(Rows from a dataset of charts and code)

------------------------------------------------

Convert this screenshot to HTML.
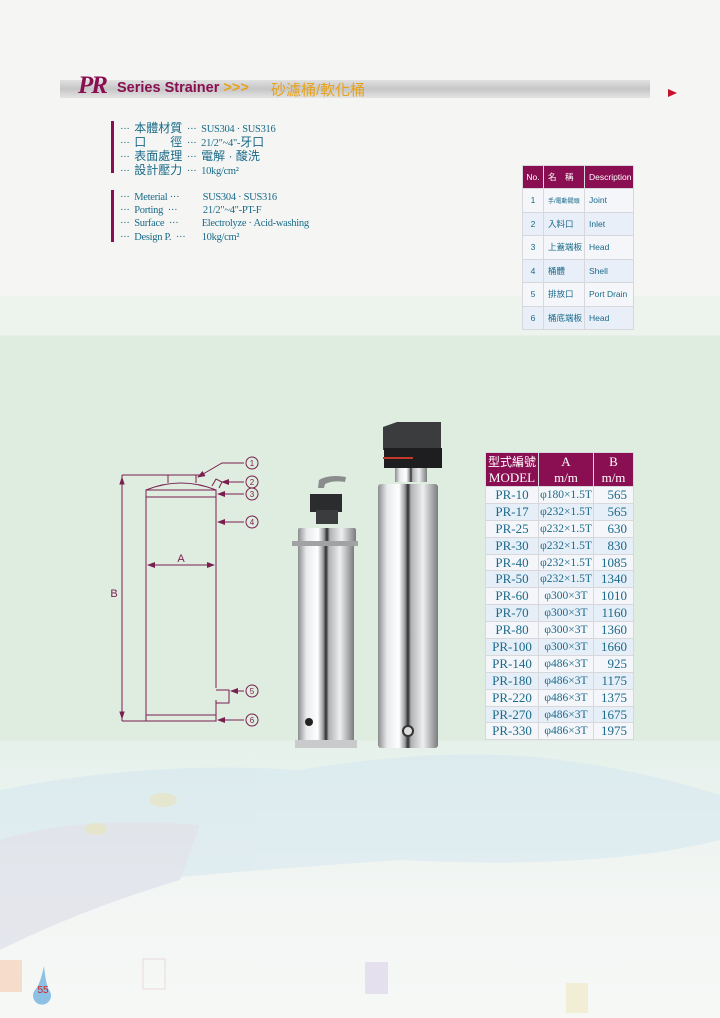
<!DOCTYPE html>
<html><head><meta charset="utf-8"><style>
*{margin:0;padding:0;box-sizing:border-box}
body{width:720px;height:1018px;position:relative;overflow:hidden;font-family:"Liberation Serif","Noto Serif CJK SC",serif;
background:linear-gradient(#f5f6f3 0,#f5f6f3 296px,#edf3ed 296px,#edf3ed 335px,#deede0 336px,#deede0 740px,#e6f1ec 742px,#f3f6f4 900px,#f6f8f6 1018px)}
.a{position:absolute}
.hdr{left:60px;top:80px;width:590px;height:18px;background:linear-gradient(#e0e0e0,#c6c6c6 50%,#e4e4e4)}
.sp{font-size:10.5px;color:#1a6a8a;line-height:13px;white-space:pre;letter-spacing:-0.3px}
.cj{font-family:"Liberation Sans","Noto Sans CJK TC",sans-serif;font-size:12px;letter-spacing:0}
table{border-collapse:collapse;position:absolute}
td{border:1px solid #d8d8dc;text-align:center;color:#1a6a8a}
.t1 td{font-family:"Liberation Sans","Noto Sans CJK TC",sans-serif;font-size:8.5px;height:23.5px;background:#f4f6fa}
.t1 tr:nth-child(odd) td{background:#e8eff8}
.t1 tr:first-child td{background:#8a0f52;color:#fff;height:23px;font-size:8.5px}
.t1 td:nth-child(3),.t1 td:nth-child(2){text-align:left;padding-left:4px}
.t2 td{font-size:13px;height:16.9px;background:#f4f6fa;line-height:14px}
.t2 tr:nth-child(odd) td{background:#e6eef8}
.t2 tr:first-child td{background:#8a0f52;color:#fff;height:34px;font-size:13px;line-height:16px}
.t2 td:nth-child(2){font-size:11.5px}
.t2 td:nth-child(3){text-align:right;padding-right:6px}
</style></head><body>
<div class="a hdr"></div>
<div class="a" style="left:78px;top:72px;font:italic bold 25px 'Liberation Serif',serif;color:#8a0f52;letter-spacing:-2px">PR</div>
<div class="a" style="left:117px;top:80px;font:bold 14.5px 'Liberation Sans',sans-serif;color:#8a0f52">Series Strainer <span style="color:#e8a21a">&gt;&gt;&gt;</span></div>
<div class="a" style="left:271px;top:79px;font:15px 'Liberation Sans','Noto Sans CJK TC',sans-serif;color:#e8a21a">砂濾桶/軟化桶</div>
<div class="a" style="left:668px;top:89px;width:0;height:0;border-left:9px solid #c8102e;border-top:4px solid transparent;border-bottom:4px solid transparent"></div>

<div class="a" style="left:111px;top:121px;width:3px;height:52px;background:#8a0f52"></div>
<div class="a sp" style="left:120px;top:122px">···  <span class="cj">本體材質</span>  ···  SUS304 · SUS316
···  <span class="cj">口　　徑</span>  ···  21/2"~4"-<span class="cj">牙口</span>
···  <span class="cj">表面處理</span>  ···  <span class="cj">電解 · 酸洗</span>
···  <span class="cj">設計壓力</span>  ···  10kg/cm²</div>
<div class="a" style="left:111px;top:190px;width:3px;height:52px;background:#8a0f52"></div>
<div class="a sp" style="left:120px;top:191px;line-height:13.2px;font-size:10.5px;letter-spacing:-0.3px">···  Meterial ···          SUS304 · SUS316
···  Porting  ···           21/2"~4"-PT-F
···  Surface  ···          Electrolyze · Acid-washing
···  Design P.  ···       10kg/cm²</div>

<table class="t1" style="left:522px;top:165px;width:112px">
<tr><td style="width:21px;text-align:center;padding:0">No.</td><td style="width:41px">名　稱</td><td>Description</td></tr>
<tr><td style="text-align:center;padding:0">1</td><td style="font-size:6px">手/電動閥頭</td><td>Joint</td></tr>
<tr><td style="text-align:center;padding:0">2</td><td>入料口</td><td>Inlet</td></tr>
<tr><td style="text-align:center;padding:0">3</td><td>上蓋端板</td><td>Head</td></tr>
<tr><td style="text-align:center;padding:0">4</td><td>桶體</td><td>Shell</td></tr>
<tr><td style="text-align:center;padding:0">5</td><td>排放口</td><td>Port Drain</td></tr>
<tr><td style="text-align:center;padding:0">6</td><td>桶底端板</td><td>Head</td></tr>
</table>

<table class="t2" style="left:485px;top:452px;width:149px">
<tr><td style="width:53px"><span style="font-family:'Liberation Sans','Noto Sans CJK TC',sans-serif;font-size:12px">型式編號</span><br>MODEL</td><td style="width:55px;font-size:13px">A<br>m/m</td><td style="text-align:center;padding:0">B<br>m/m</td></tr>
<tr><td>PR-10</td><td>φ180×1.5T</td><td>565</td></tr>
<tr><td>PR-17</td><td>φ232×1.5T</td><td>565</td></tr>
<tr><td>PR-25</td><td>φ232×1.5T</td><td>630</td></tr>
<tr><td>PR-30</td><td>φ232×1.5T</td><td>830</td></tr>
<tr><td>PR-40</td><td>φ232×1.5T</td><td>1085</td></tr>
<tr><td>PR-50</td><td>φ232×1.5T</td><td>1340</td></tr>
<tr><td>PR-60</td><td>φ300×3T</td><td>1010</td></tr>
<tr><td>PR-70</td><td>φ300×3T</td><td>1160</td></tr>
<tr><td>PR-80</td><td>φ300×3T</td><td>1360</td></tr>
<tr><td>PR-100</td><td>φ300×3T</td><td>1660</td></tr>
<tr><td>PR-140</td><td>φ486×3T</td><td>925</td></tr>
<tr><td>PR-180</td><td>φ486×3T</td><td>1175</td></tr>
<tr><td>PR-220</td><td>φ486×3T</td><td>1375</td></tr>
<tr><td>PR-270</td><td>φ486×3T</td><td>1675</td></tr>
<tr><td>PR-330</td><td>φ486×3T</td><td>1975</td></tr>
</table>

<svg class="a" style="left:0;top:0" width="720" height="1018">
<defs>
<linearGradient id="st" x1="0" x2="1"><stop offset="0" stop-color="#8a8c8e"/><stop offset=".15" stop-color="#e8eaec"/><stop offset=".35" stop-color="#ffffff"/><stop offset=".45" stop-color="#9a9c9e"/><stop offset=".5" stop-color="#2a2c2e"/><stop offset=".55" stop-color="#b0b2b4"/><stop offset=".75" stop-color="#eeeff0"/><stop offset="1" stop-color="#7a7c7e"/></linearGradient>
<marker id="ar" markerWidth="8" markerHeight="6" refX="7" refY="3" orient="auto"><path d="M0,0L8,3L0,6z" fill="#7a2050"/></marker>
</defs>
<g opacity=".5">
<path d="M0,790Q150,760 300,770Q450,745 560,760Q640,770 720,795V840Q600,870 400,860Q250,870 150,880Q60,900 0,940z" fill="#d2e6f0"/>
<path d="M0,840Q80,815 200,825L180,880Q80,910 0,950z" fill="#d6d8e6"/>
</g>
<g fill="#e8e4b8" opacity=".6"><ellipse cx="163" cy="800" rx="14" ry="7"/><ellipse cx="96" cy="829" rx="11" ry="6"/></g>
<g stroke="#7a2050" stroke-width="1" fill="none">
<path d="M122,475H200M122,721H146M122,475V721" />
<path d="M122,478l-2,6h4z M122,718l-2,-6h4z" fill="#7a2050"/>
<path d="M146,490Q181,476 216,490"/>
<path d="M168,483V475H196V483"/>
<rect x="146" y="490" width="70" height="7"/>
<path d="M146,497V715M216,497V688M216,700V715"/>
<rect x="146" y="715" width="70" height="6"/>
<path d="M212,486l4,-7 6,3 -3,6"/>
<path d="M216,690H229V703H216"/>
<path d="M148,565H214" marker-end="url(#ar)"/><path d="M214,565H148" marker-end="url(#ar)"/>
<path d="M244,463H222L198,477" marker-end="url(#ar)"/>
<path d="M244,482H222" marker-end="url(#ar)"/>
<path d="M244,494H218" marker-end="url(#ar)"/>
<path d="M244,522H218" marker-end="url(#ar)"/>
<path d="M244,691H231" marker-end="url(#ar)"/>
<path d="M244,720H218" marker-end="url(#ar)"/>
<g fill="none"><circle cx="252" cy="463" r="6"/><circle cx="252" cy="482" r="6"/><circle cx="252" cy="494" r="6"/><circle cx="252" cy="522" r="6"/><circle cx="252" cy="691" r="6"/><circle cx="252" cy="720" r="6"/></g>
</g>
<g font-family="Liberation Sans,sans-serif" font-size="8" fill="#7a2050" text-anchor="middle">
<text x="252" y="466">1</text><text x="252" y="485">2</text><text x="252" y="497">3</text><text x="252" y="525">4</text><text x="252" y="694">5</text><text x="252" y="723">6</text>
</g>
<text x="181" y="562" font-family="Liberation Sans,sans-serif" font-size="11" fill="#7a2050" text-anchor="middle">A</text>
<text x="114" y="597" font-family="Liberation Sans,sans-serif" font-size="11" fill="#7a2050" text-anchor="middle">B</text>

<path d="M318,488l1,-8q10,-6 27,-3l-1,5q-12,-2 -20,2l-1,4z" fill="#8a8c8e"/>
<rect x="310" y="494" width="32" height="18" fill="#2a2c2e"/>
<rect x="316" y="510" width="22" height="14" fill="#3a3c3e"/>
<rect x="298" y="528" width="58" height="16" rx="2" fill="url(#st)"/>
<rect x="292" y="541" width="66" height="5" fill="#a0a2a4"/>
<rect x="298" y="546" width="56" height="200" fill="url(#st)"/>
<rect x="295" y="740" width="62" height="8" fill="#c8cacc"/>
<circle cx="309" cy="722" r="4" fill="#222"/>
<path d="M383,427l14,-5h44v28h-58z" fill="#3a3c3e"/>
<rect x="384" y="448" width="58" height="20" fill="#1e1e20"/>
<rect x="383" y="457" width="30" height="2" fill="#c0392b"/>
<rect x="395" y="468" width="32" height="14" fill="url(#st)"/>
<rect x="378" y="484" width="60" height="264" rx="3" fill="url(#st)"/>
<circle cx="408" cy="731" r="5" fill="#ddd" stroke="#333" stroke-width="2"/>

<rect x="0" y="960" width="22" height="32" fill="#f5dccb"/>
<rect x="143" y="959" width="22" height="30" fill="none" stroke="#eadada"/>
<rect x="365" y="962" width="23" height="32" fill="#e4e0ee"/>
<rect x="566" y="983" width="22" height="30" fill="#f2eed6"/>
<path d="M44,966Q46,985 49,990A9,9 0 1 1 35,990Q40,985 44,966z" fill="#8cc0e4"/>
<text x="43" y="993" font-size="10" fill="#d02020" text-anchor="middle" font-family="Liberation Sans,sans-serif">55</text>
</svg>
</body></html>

------------------------------------------------

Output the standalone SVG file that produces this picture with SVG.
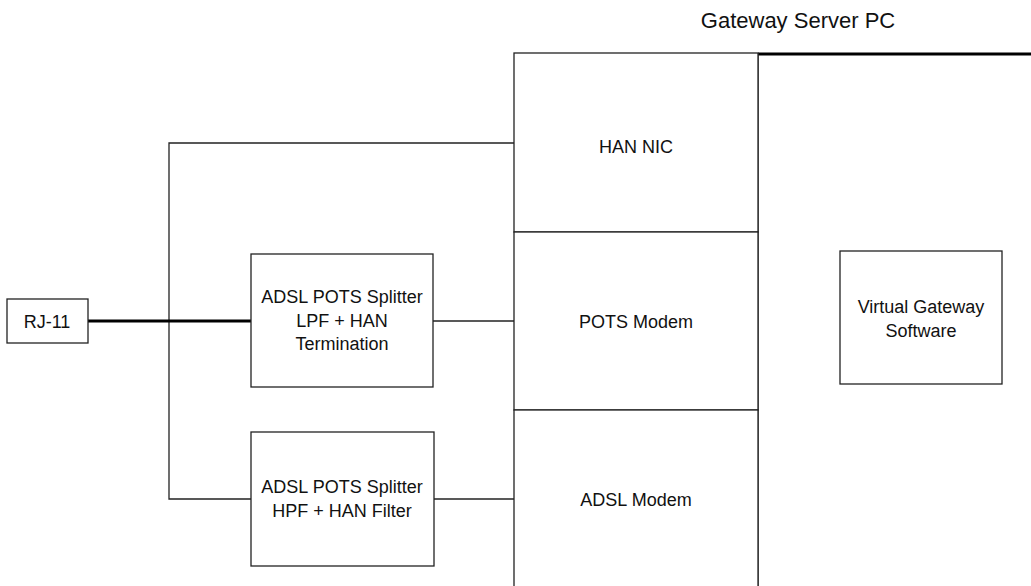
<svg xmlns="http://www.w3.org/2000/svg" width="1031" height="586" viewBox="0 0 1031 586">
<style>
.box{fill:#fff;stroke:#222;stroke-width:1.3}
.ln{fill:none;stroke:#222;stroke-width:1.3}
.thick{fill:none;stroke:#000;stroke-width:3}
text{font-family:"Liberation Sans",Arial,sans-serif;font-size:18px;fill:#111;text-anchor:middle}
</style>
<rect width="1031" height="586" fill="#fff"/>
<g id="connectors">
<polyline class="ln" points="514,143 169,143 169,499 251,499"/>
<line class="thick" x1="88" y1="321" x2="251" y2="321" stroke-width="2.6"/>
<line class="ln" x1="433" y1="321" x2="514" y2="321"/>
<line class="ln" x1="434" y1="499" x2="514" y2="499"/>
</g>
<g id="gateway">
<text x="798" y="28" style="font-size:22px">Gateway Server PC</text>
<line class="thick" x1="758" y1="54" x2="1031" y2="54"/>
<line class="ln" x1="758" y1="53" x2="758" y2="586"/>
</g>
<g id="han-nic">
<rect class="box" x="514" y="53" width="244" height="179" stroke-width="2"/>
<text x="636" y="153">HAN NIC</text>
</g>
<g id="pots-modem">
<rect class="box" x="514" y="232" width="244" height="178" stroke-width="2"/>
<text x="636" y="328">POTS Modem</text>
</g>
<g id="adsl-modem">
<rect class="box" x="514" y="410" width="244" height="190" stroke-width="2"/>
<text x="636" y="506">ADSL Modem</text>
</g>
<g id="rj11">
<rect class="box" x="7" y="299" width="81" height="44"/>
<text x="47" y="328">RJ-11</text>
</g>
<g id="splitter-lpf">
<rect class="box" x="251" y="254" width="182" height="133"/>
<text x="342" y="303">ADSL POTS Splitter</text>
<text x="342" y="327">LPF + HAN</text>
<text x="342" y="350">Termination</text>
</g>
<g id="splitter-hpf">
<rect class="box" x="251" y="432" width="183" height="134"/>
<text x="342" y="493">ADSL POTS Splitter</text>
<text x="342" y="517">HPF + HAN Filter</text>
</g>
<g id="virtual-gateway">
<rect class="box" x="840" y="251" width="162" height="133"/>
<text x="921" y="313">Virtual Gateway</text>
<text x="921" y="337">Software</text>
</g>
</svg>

------------------------------------------------

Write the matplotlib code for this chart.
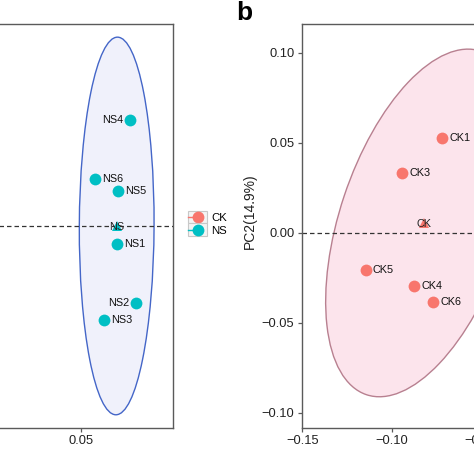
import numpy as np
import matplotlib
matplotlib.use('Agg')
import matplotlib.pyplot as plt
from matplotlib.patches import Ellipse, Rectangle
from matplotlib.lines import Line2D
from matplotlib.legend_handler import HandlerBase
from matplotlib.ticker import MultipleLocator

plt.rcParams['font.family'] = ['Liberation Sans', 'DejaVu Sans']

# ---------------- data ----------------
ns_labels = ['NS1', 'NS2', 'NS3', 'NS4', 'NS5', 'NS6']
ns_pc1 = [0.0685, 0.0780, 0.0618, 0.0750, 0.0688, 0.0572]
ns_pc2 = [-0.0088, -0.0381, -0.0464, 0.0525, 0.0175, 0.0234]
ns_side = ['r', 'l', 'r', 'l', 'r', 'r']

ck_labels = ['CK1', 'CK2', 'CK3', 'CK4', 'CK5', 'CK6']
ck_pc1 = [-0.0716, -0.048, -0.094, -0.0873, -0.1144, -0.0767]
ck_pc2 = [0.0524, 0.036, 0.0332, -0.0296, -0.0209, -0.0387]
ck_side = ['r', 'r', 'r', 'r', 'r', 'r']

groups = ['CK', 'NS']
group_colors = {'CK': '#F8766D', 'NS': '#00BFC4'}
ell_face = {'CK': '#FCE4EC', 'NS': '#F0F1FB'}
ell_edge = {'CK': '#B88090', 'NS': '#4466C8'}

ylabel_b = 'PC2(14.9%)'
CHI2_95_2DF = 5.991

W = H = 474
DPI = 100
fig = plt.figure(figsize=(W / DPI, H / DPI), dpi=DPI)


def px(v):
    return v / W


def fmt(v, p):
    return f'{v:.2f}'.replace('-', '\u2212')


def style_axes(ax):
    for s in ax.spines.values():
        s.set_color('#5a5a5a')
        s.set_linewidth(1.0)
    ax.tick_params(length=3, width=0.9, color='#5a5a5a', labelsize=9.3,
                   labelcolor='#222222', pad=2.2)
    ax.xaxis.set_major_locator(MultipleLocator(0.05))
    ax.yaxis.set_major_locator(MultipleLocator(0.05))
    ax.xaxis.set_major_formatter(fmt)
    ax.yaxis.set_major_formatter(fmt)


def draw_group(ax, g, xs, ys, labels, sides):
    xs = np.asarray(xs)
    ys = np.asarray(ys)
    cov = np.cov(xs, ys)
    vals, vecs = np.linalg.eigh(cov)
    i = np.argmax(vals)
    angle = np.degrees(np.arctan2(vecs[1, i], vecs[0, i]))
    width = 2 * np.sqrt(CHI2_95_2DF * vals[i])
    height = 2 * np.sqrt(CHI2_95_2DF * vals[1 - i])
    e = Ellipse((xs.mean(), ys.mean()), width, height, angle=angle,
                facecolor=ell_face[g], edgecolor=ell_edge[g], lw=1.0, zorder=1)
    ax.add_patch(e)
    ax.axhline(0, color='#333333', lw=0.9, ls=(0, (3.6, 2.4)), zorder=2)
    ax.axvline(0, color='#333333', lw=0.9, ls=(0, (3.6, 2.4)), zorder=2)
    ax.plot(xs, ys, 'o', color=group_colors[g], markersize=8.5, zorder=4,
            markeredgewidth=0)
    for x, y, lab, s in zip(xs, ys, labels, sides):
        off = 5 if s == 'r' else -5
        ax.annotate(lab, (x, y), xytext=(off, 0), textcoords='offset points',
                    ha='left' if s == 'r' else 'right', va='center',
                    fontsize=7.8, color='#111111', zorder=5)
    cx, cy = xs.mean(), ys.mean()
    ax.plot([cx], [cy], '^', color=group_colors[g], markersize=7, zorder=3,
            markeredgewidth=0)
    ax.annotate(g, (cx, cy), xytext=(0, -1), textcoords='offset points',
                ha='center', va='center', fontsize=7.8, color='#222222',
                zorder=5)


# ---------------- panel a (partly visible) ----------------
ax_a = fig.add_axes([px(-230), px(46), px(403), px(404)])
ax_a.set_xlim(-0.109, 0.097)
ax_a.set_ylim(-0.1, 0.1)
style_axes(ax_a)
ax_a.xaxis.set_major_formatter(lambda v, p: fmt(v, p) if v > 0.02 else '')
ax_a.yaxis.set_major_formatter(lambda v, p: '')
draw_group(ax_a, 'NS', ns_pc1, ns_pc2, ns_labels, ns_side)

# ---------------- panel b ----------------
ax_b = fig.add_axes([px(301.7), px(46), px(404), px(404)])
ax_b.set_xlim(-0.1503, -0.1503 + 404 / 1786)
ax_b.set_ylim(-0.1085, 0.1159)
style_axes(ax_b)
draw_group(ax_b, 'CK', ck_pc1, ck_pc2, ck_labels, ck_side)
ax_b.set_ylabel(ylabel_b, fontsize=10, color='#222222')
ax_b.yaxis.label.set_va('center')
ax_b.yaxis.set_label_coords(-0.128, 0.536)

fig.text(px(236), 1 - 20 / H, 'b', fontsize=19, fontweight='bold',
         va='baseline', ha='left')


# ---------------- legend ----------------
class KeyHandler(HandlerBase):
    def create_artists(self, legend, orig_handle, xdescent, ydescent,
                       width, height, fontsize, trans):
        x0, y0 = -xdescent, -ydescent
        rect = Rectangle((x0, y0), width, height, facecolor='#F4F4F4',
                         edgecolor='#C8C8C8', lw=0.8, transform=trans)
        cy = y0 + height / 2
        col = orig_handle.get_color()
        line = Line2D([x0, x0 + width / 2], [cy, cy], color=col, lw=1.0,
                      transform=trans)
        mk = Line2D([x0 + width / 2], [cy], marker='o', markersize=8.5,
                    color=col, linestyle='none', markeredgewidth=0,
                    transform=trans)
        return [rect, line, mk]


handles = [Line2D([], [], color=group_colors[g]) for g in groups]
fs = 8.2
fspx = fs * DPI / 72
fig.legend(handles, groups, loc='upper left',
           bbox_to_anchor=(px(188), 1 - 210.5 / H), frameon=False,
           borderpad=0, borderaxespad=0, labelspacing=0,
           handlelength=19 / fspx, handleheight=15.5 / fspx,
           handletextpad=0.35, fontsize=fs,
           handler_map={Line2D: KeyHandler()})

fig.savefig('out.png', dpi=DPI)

------------------------------------------------

▶ **Task**
Only the lines from the one bearing "Write the matplotlib code for this chart." to the one bearing "ck_side = ['r', 'r', 'r', 'r', 'r', 'r']", both included, should be restated word for word, with pictures left out.

▶ **Answer to the task**
Write the matplotlib code for this chart.
import numpy as np
import matplotlib
matplotlib.use('Agg')
import matplotlib.pyplot as plt
from matplotlib.patches import Ellipse, Rectangle
from matplotlib.lines import Line2D
from matplotlib.legend_handler import HandlerBase
from matplotlib.ticker import MultipleLocator

plt.rcParams['font.family'] = ['Liberation Sans', 'DejaVu Sans']

# ---------------- data ----------------
ns_labels = ['NS1', 'NS2', 'NS3', 'NS4', 'NS5', 'NS6']
ns_pc1 = [0.0685, 0.0780, 0.0618, 0.0750, 0.0688, 0.0572]
ns_pc2 = [-0.0088, -0.0381, -0.0464, 0.0525, 0.0175, 0.0234]
ns_side = ['r', 'l', 'r', 'l', 'r', 'r']

ck_labels = ['CK1', 'CK2', 'CK3', 'CK4', 'CK5', 'CK6']
ck_pc1 = [-0.0716, -0.048, -0.094, -0.0873, -0.1144, -0.0767]
ck_pc2 = [0.0524, 0.036, 0.0332, -0.0296, -0.0209, -0.0387]
ck_side = ['r', 'r', 'r', 'r', 'r', 'r']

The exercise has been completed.